Tuesday, May 15, 2018

Summer? Heck, we'll take Spring

We're living in the age of fake news but ... fake weather? It's mid-May and it feels like mid-February. Shouldn't we have retired our winter coats by now? Plus the heavy sweater? And the lighter sweater? The cool cloudy weather is confusing our gardens as well. They want to be bursting with the exuberance of late spring but where the heck is the sun and the warmth? The botanical clock keeps on ticking though so the plants in our garden keep progressing. Today, the photos reflect the range of plants in my garden.

Philadelphus lewisii 'Covelo.' This native mock orange may not be as fragrant as some of the non-natives but it blooms prolifically. It hasn't reached anything close to full size but is already covered in pure white flowers. The blooms are especially pretty against the dark green foliage.

My golden-leaved Weigela (Rubidor) has yet to bloom but is leafing out more fully this spring. It has so far stayed lower than expected, perhaps due in part to it reaching for my light.

Sambucus canadensis. This elderberry is one of the best shrubs for berry-loving birds. It puts out sprays of delicate tiny white flowers followed by dark fruits in summer. Mine has eclipsed its stated size, now a good 12' tall. Native to the eastern U.S. it does quite well here as well.

Pelargonium 'Frank Headley.' This variegated leaf geranium has the prettiest coral-colored flower. This isn't the best shot and of course the sun wasn't out but it serves as an introduction.

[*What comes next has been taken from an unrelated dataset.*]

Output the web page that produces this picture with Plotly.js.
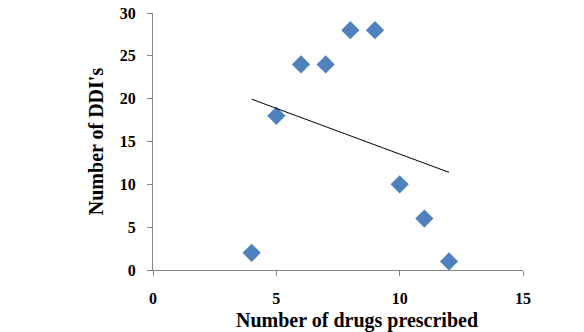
<!DOCTYPE html>
<html><head><meta charset="utf-8">
<script src="https://cdn.plot.ly/plotly-3.0.1.min.js"></script>
<style>html,body{margin:0;padding:0;background:#fff}#chart{width:584px;height:332px}</style>
</head><body><div id="chart"></div>
<script>
const drugs = [4, 5, 6, 7, 8, 9, 10, 11, 12];
const ddis = [2, 18, 24, 24, 28, 28, 10, 6, 1];
const xTicks = [0, 5, 10, 15];
const yTicks = [0, 5, 10, 15, 20, 25, 30];
const xTitle = 'Number of drugs prescribed';
const yTitle = "Number of DDI's";

// linear trendline (least squares) from the data
const n = drugs.length;
const mx = drugs.reduce((a,b)=>a+b,0)/n;
const my = ddis.reduce((a,b)=>a+b,0)/n;
let sxy=0,sxx=0;
for(let i=0;i<n;i++){sxy+=(drugs[i]-mx)*(ddis[i]-my);sxx+=(drugs[i]-mx)**2;}
const slope=sxy/sxx, icpt=my-slope*mx;
const tx=[Math.min(...drugs), Math.max(...drugs)];
const ty=tx.map(x=>icpt+slope*x);

const font = {family:'"Liberation Serif","DejaVu Serif",serif', color:'#000'};
const data = [
 {x:drugs, y:ddis, type:'scatter', mode:'markers', name:'DDIs',
  marker:{symbol:'diamond', size:14, color:'#4F81BD'}},
 {x:tx, y:ty, type:'scatter', mode:'lines', name:'Linear',
  line:{color:'#000', width:1}}
];
const axisCommon = {showgrid:false, zeroline:false, showline:true, linecolor:'#868686', linewidth:1,
  ticks:'outside', ticklen:5, tickcolor:'#868686', tickfont:Object.assign({size:16, weight:'bold'}, font)};
const layout = {
 width:584, height:332, margin:{l:153, r:61, t:13, b:62},
 paper_bgcolor:'#fff', plot_bgcolor:'#fff', showlegend:false,
 xaxis:Object.assign({}, axisCommon, {range:[0,15], tickvals:xTicks, ticklabelstandoff:9}),
 yaxis:Object.assign({}, axisCommon, {range:[0,30], tickvals:yTicks, ticklabelstandoff:8,
   title:{text:yTitle, font:Object.assign({size:20, weight:'bold'}, font), standoff:10}}),
 annotations:[{text:xTitle, xref:'paper', yref:'paper', x:0.552, y:-0.197, xanchor:'center', yanchor:'middle',
   showarrow:false, font:Object.assign({size:20, weight:'bold'}, font)}]
};
Plotly.newPlot('chart', data, layout, {displayModeBar:false, staticPlot:true});
</script></body></html>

Nigella 'African Bride.' I cringe at the variety name of this plant, given that the flowers are, umm, white, but I love the various forms of Love-in-a-Mist. This variety sports an especially deep maroon 'Jester's Hat' (developing seedpod), making a nice contrast with the white petals.

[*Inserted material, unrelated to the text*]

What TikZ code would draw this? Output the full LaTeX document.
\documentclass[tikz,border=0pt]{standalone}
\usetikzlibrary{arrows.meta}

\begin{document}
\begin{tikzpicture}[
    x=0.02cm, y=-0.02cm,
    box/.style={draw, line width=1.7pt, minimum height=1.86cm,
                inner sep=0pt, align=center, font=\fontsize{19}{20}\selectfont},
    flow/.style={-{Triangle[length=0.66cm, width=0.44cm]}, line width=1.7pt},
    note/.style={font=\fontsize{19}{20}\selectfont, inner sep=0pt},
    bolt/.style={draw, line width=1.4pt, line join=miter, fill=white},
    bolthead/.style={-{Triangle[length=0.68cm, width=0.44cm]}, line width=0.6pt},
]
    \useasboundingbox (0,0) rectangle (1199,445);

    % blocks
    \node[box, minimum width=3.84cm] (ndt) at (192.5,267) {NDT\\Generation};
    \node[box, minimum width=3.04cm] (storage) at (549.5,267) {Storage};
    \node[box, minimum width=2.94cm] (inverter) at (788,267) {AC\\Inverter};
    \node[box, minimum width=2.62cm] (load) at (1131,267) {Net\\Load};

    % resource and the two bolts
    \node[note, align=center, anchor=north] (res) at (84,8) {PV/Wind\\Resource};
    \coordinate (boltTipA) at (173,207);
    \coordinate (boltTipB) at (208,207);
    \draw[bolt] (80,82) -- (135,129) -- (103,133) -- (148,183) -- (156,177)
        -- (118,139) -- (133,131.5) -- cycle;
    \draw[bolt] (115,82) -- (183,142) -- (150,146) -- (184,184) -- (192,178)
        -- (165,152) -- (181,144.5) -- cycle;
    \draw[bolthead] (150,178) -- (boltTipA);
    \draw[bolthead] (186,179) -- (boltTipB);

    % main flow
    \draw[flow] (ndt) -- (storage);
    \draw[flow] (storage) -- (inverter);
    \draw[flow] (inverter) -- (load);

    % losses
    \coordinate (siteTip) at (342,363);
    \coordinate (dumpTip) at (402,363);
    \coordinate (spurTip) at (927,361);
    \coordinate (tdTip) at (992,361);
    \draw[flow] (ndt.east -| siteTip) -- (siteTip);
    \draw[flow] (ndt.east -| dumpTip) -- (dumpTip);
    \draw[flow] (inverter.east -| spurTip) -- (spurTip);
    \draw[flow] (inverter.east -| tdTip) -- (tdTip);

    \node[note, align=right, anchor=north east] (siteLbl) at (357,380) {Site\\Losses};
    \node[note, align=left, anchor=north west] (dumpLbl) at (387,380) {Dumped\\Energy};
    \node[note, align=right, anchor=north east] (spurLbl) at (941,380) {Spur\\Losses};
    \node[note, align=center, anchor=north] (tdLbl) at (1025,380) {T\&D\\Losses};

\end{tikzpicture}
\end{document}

Agastache 'Raspberry Summer.' This variety has turned into the most vigorous, most floriferous hummingbird mint of the half dozen varieties in my garden. It wasn't dormant for long and despite it being a summer bloomer, mine put out its first flowers in late March.

There's nothing quite like the colors on the Eucomis 'Sparkling Burgundy.' The vibrant tones will eventually fade to a ruddy dark green but  for now I get to enjoy the wine-reds.

I'll admit, Penstemons have sometimes been a challenge for me to grow successfully. This P. 'Violet Kissed' though has been easy as pie. Bloomed its first year from a 4" pot and is really on a roll this spring. 

When they say Asclepias (milkweed) self-seeds, they aren't kidding. My A. curassivica self seeded in a pot that was already filled up with my Pavonia and here it is, already filling out and in bloom. Not a bad plant for Monarch butterflies to choose as a host and food plant. BTW, the toxins in this plant help make the Monarch caterpillar less enticing to eat by predators. 

Crocosmia Pina Colada.  Certainly one of the more colorful Mirror plants.

Chamelacium Bridal Pearl. It's now mixing in with self-seeded nasturtiums, giving it a woodsy kind of look.

Chamaecyparis Nana Lutea. This dwarf false cypress features twisting panels of gold tipped green branches. It's part of my Japanese Garden bed.

Iris douglasiana hybrid. This lighter purple flower is a result of Iris douglasiana being crossed with ??. Still, a lovely and original color.

Though my neighbor planted this, it's a Louisiana Iris of some sort. Simple but lovely.

This little guy has a big name - Echinocereus pectinatus v. rubispinus. Uhh, that would make it a cactus, right? Right.

Another shot of my oh-so-lovely Tolmiea menziesii 'Taff's Gold.'

I love the look of nearly emerged leaves on my split-leaf Philodendron. So glossy!

Trachelospermum asiaticum Ogon Nishiki. This variegated form of star jasmine stays low and is very slow growing. Here I contrasted its yellows, greens and oranges with a blue gazing ball.

Always one of the first lilies to bloom, my asiatic Lilium Black Eye offers up the richest, most satiny burgundy colors.

Though this Mimulus aurantiacus variety is called Bronze, you can see it has a lot of orange in it.

This is my neighbor's Leucospermum bush. Could be Scarlet Ribbons, I'm not sure, but in any case it's very happy!